ERP system acquisition projects are rarely deemed to fail: usually buyers end up buying, and then it's up to the implementers to make it work (or not).  All too often ERP acquisition means little more than system selection and contract negotiation, perhaps going so far as to include the contract for implementation.  In fact the acquisition phase is the only real opportunity to put in place the mechanisms that - if they are implemented - can later ensure implementation success.  This is the opportunity for the buyer to control the meaning of implementation success in concrete terms that buyer, system provider and implementation partner can accept as being in their own best interests.  This is, in short, the only time when overall project success can be conclusively defined in enforceable, concrete terms that all parties can willing agree to be held to.  That this rarely happens should not obscure the fact that the techniques for achieving it are well understood and have been used successfully by some companies for many years.
 The amount of time and effort that go into system selection varies radically from company to company. Some companies spend years at it; others (usually subsidiaries) are told which system they will buy before they begin their acquisition efforts.  Companies in the first group aren’t necessarily more successful than those in the second. As important as system selection can be, a well done system selection in and of itself is never enough to guarantee implementation success.  

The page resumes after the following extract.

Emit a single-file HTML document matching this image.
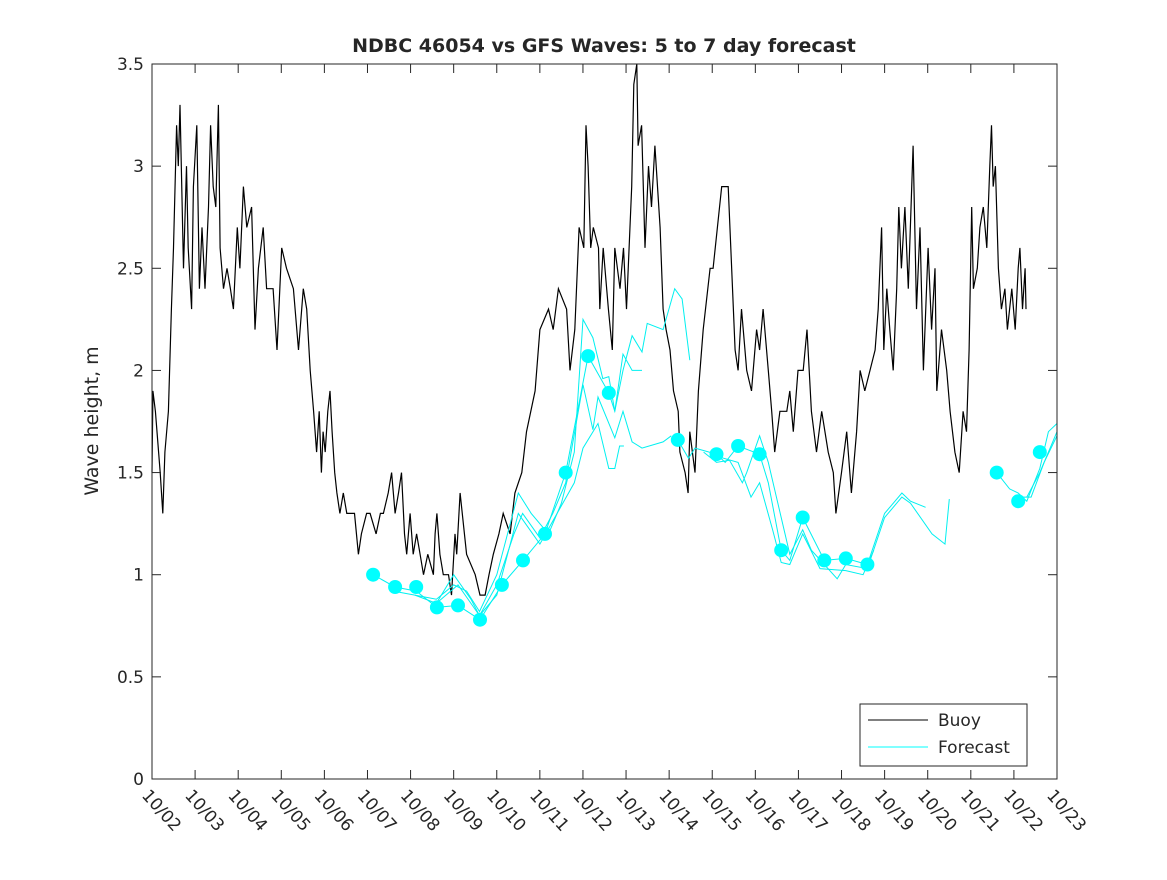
<!DOCTYPE html>
<html><head><meta charset="utf-8"><style>
html,body{margin:0;padding:0;background:#fff;}
svg text{font-family:"DejaVu Sans","Liberation Sans",sans-serif;fill:#262626;}
</style></head><body>
<svg id="chart" width="1167" height="875" viewBox="0 0 1167 875" xmlns="http://www.w3.org/2000/svg">
<rect x="0" y="0" width="1167" height="875" fill="#fff"/>
<text x="604" y="52" text-anchor="middle" font-size="19" font-weight="bold" fill="#000">NDBC 46054 vs GFS Waves: 5 to 7 day forecast</text>
<text transform="translate(98,421) rotate(-90)" text-anchor="middle" font-size="19">Wave height, m</text>
<g id="marks"></g>
<rect x="152" y="64" width="905" height="715" fill="none" stroke="#262626" stroke-width="1"/>
<g id="axes"></g>
<g>
<rect x="860" y="704" width="167" height="62" fill="#fff" stroke="#262626" stroke-width="1"/>
<line x1="868" y1="720" x2="928" y2="720" stroke="#000" stroke-width="1"/>
<text x="938" y="726" font-size="17">Buoy</text>
<line x1="868" y1="747" x2="928" y2="747" stroke="#00ffff" stroke-width="1"/>
<text x="938" y="753" font-size="17">Forecast</text>
</g>
</svg>
<script>
const xTickLabels=["10/02","10/03","10/04","10/05","10/06","10/07","10/08","10/09","10/10","10/11","10/12","10/13","10/14","10/15","10/16","10/17","10/18","10/19","10/20","10/21","10/22","10/23"];
const yTickValues=[0,0.5,1,1.5,2,2.5,3,3.5];
const yTickLabels=["0","0.5","1","1.5","2","2.5","3","3.5"];
const buoyData=[[0,1.5],[0.02,1.9],[0.08,1.8],[0.19,1.5],[0.25,1.3],[0.3,1.6],[0.38,1.8],[0.45,2.3],[0.5,2.6],[0.57,3.2],[0.61,3.0],[0.65,3.3],[0.73,2.5],[0.8,3.0],[0.84,2.6],[0.92,2.3],[0.96,2.9],[1.04,3.2],[1.1,2.4],[1.16,2.7],[1.23,2.4],[1.31,2.8],[1.36,3.2],[1.42,2.9],[1.48,2.8],[1.54,3.3],[1.58,2.6],[1.66,2.4],[1.74,2.5],[1.82,2.4],[1.89,2.3],[1.98,2.7],[2.04,2.5],[2.12,2.9],[2.2,2.7],[2.31,2.8],[2.39,2.2],[2.47,2.5],[2.58,2.7],[2.66,2.4],[2.81,2.4],[2.9,2.1],[3.01,2.6],[3.12,2.5],[3.28,2.4],[3.4,2.1],[3.51,2.4],[3.59,2.3],[3.67,2.0],[3.75,1.8],[3.82,1.6],[3.88,1.8],[3.93,1.5],[3.97,1.7],[4.02,1.6],[4.08,1.8],[4.13,1.9],[4.18,1.7],[4.24,1.5],[4.29,1.4],[4.36,1.3],[4.44,1.4],[4.52,1.3],[4.6,1.3],[4.7,1.3],[4.79,1.1],[4.86,1.2],[4.98,1.3],[5.06,1.3],[5.2,1.2],[5.3,1.3],[5.37,1.3],[5.48,1.4],[5.56,1.5],[5.64,1.3],[5.72,1.4],[5.79,1.5],[5.86,1.2],[5.91,1.1],[5.99,1.3],[6.06,1.1],[6.14,1.2],[6.22,1.1],[6.3,1.0],[6.4,1.1],[6.53,1.0],[6.57,1.2],[6.61,1.3],[6.68,1.1],[6.76,1.0],[6.88,1.0],[6.95,0.9],[7.03,1.2],[7.07,1.1],[7.15,1.4],[7.3,1.1],[7.5,1.0],[7.61,0.9],[7.73,0.9],[7.82,1.0],[7.92,1.1],[8.05,1.2],[8.15,1.3],[8.31,1.2],[8.42,1.4],[8.58,1.5],[8.69,1.7],[8.89,1.9],[9.0,2.2],[9.2,2.3],[9.31,2.2],[9.43,2.4],[9.62,2.3],[9.7,2.0],[9.81,2.2],[9.91,2.7],[10.02,2.6],[10.07,3.2],[10.12,3.0],[10.18,2.6],[10.24,2.7],[10.36,2.6],[10.39,2.3],[10.47,2.6],[10.59,2.3],[10.68,2.1],[10.74,2.6],[10.86,2.4],[10.94,2.6],[11.01,2.3],[11.13,2.9],[11.18,3.4],[11.25,3.5],[11.28,3.1],[11.36,3.2],[11.44,2.6],[11.52,3.0],[11.59,2.8],[11.67,3.1],[11.79,2.7],[11.86,2.3],[11.93,2.2],[12.02,2.1],[12.1,1.9],[12.21,1.8],[12.25,1.6],[12.37,1.5],[12.44,1.4],[12.48,1.7],[12.6,1.5],[12.68,1.9],[12.79,2.2],[12.95,2.5],[13.02,2.5],[13.12,2.7],[13.22,2.9],[13.37,2.9],[13.43,2.6],[13.53,2.1],[13.6,2.0],[13.68,2.3],[13.8,2.0],[13.91,1.9],[14.03,2.2],[14.1,2.1],[14.18,2.3],[14.3,2.0],[14.38,1.8],[14.45,1.6],[14.57,1.8],[14.73,1.8],[14.8,1.9],[14.88,1.7],[14.99,2.0],[15.11,2.0],[15.2,2.2],[15.3,1.8],[15.42,1.6],[15.54,1.8],[15.69,1.6],[15.81,1.5],[15.87,1.3],[16.0,1.5],[16.12,1.7],[16.23,1.4],[16.35,1.7],[16.43,2.0],[16.54,1.9],[16.66,2.0],[16.78,2.1],[16.85,2.3],[16.93,2.7],[16.98,2.1],[17.05,2.4],[17.12,2.2],[17.2,2.0],[17.28,2.4],[17.33,2.8],[17.39,2.5],[17.47,2.8],[17.55,2.4],[17.66,3.1],[17.74,2.3],[17.82,2.7],[17.9,2.0],[18.01,2.6],[18.09,2.2],[18.17,2.5],[18.21,1.9],[18.32,2.2],[18.44,2.0],[18.52,1.8],[18.63,1.6],[18.73,1.5],[18.82,1.8],[18.9,1.7],[18.96,2.1],[19.02,2.8],[19.06,2.4],[19.15,2.5],[19.21,2.7],[19.29,2.8],[19.37,2.6],[19.44,3.0],[19.48,3.2],[19.52,2.9],[19.57,3.0],[19.64,2.5],[19.71,2.3],[19.79,2.4],[19.85,2.2],[19.95,2.4],[20.03,2.2],[20.1,2.5],[20.14,2.6],[20.2,2.3],[20.26,2.5],[20.28,2.3]];
const dotDays=[5.13,5.64,6.13,6.61,7.1,7.61,8.12,8.61,9.12,9.6,10.12,10.6,12.2,13.1,13.6,14.1,14.6,15.1,15.6,16.1,16.6,19.6,20.1,20.6];
const dotHeights=[1.0,0.94,0.94,0.84,0.85,0.78,0.95,1.07,1.2,1.5,2.07,1.89,1.66,1.59,1.63,1.59,1.12,1.28,1.07,1.08,1.05,1.5,1.36,1.6];
const fcRun1=[[5.13,1.0],[5.64,0.94],[6.13,0.92],[6.61,0.84],[7.1,0.85],[7.61,0.78],[8.12,0.95],[8.61,1.07],[9.12,1.2],[9.6,1.5],[10.12,2.07],[10.6,1.89],[10.74,1.8],[10.93,2.0],[11.14,2.17],[11.37,2.09],[11.49,2.23],[11.86,2.2],[12.13,2.4],[12.3,2.35],[12.48,2.05]];
const fcRun2=[[5.6,0.92],[6.1,0.9],[6.6,0.88],[7.0,0.95],[7.3,0.92],[7.6,0.82],[8.0,1.0],[8.5,1.4],[8.8,1.3],[9.2,1.2],[9.5,1.35],[9.8,1.6],[10.0,2.25],[10.23,2.16],[10.46,1.96],[10.6,1.97],[10.74,1.8],[10.93,2.08],[11.14,2.0],[11.37,2.0]];
const fcRun3=[[6.1,0.9],[6.6,0.86],[7.1,0.95],[7.6,0.8],[8.0,0.95],[8.4,1.2],[8.6,1.3],[9.0,1.18],[9.3,1.3],[9.6,1.45],[10.0,1.93],[10.23,1.71],[10.35,1.87],[10.74,1.67],[10.93,1.8],[11.14,1.65],[11.37,1.62],[11.86,1.65],[12.05,1.68]];
const fcRun4=[[6.6,0.86],[7.0,1.0],[7.4,0.88],[7.6,0.8],[8.0,0.9],[8.5,1.3],[9.0,1.15],[9.4,1.3],[9.8,1.45],[10.0,1.62],[10.35,1.74],[10.6,1.52],[10.74,1.52],[10.85,1.63],[10.95,1.63]];
const fcRun5=[[12.2,1.66],[12.45,1.57],[12.6,1.62],[13.1,1.59],[13.3,1.55],[13.6,1.63],[14.1,1.59],[14.3,1.45],[14.6,1.12],[14.8,1.07],[15.1,1.28],[15.6,1.07],[16.1,1.08],[16.6,1.05],[17.0,1.3],[17.4,1.4],[17.6,1.36],[17.95,1.33]];
const fcRun6=[[12.8,1.6],[13.1,1.55],[13.4,1.56],[13.7,1.45],[13.8,1.5],[14.1,1.68],[14.3,1.55],[14.8,1.1],[15.1,1.22],[15.3,1.12],[15.6,1.05],[15.9,0.98],[16.1,1.05],[16.6,1.03],[17.0,1.28],[17.4,1.38],[17.6,1.35],[18.1,1.2],[18.4,1.15],[18.5,1.37]];
const fcRun7=[[13.1,1.58],[13.6,1.55],[13.9,1.38],[14.1,1.45],[14.4,1.22],[14.6,1.06],[14.8,1.05],[15.1,1.2],[15.5,1.03],[16.1,1.02],[16.5,1.0],[16.75,1.12]];
const fcRun8=[[19.6,1.5],[19.9,1.42],[20.1,1.4],[20.3,1.36],[20.6,1.52],[20.8,1.7],[21,1.74]];
const fcRun9=[[20.1,1.38],[20.4,1.38],[20.7,1.55],[21,1.68]];
const fcRun10=[[20.3,1.38],[20.6,1.5],[21,1.7]];

const NS="http://www.w3.org/2000/svg";
const X0=152,X1=1057,Y0=779,Y1=64,DMAX=21,VMAX=3.5;
function xs(d){return X0+(X1-X0)*d/DMAX;}
function ys(v){return Y0-(Y0-Y1)*v/VMAX;}
const marks=document.getElementById('marks');
const axes=document.getElementById('axes');
function mk(tag,attrs,parent){const e=document.createElementNS(NS,tag);for(const k in attrs)e.setAttribute(k,attrs[k]);parent.appendChild(e);return e;}

const bp=buoyData.map(q=>xs(q[0]).toFixed(1)+','+ys(q[1]).toFixed(1)).join(' ');
const bl=mk('polyline',{points:bp,fill:'none',stroke:'#000','stroke-width':1.2},marks);



const runs=[fcRun1,fcRun2,fcRun3,fcRun4,fcRun5,fcRun6,fcRun7,fcRun8,fcRun9,fcRun10];
runs.forEach((r,k)=>{
  const p=mk('polyline',{points:r.map(q=>xs(q[0]).toFixed(1)+','+ys(q[1]).toFixed(1)).join(' '),fill:'none',stroke:'#00f0f0','stroke-width':1},marks);
  
  
});
dotDays.forEach((d,i)=>{
  const c=mk('circle',{cx:xs(d).toFixed(1),cy:ys(dotHeights[i]).toFixed(1),r:7,fill:'#00ffff'},marks);
  
  
});

xTickLabels.forEach((lab,i)=>{
  const x=xs(i);
  const t1=mk('line',{x1:x,y1:Y0,x2:x,y2:Y0-9,stroke:'#262626'},axes);
  
  
  const t2=mk('line',{x1:x,y1:Y1,x2:x,y2:Y1+9,stroke:'#262626'},axes);
  
  
  const t=mk('text',{transform:'translate('+(x-11)+',796) rotate(48)','font-size':17},axes);
  t.textContent=lab;
  
  
});
yTickValues.forEach((v,i)=>{
  const y=ys(v);
  const t1=mk('line',{x1:X0,y1:y,x2:X0+9,y2:y,stroke:'#262626'},axes);
  
  
  const t2=mk('line',{x1:X1,y1:y,x2:X1-9,y2:y,stroke:'#262626'},axes);
  
  
  const t=mk('text',{x:X0-8,y:y+6,'text-anchor':'end','font-size':17},axes);
  t.textContent=yTickLabels[i];
  
  
});
</script>
</body></html>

Let’s take a look behind the statistics about ERP implementation failures and overruns.  Almost every ERP vendor has a list of multiple successes – their systems have been proven to work many times over.  Unfortunately, they also have many troubled implementations. The fact is that, in and of itself, the choice of an ERP product guarantees nothing.  Success happens to them all, but so does failure.
Likewise, most ERP implementation companies also have long lists of happy clients; they also have other clients they’d rather not talk about. That is, their methods have been proven to work, but only some of the time.  
Why do the same products sometimes work and sometimes fail?  Why are the same people sometimes able to implement them and sometimes not?  
The short, unpleasant answer is that ERP implementation success requires that the company acquiring the system do its homework, because failure follows from not doing it.  But why wouldn’t anyone do their homework in matters as critical as this?  Usually because they try to start some of it long after it should have been completed, and often because they try to outsource work that only they can do for themselves
What critical work ought to be done prior to ERP system acquisition that is often deferred to the implementation phase, or simply never done at all?  Why should it be done prior to acquisition?  Why can’t it be outsourced to the implementation provider?  
Consider an obviously false choice: two hypothetical attitudes toward buying an ERP system, phrased in excessively simpleminded terms.  
 0. Go ahead and buy one without an agreed understanding of what you need or how it will be implemented or who is responsible for making it happen, or  
 0. Before you buy anything, agree with your system vendor and implementation partner(s) about what you need, who will provide it, when you’ll get it and how much it will cost.  
Who would not agree that only the second approach makes sense?  Nobody.  Who would ever choose the first way?  Nobody.
So everybody thinks that they acquire ERP software and implementation services based on a shared understanding between all parties, a clear business understanding that covers all significant requirements and can serve as a roadmap for implementation.  That this doesn’t happen much of the time is manifestly obvious – otherwise, why does any project ever fail, to any extent? – but how can so many people be so deluded about a process that seems so clear, so fundamental?